60 rue Saint-Jean, courtyard onto rue de la Bombarde. Eastern building first half of the 14th century for André Berchet (dit de la Croys); converted to the inn Ostel de la Croys in 1406; renamed Auberge de la Croix d'Or in 1471. Courtyard building added circa 1516 with three superimposed Tuscan-arcade galleries. Monument Historique 1937. Saved 1968 by the SEMIRELY. Sold 2004 to become the Musée Miniature et Cinéma, opened 10 February 2005.

Quai Romain-Rolland, west bank of the Saône, with sightline east across the Presqu'île and the Rhône to 14 avenue Berthelot in Lyon's 7th arrondissement. The CHRD (Centre d'Histoire de la Résistance et de la Déportation) opened in 1992 on the site of the former École du Service de Santé Militaire, which served as the Gestapo's Lyon headquarters under SS-Hauptsturmführer Klaus Barbie from spring 1943 to the Liberation of Lyon in September 1944.

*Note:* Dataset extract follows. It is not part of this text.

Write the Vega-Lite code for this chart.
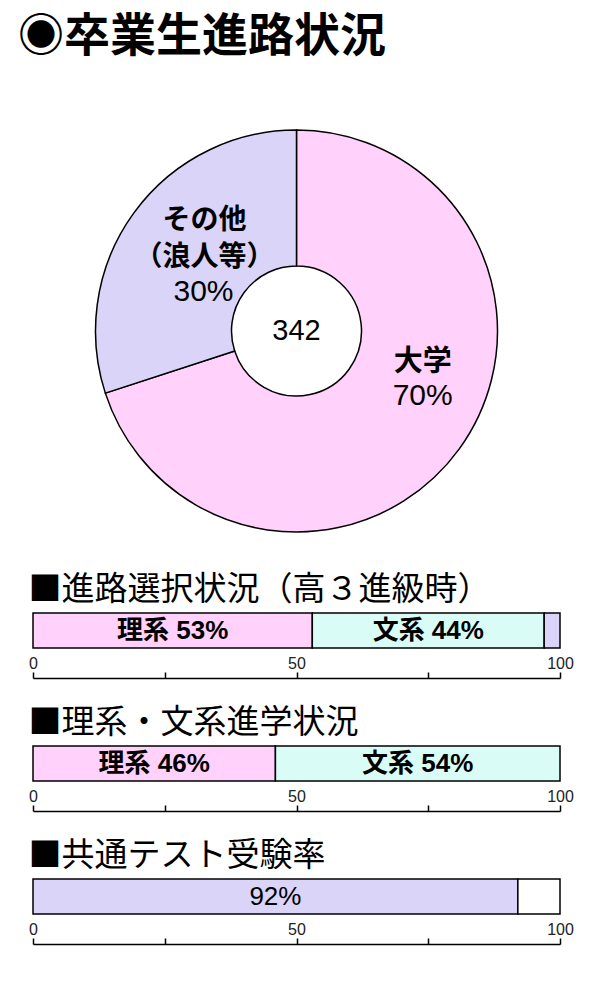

Late morning to mid-afternoon on a weekday, ideally Tuesday through Saturday. The traboules close around six or seven in the evening under the 1990 city-private-owner agreement, so plan to enter the Long Traboule at Stop 5 no later than five in the afternoon. Sundays bring heavier foot traffic on rue Saint-Jean, especially around lunch; the cathedral and the rue Saint-Jean spine read most calmly mid-morning. Avoid Mondays if you want the Musée Gadagne or the Musée Miniature et Cinéma interiors, which close that day.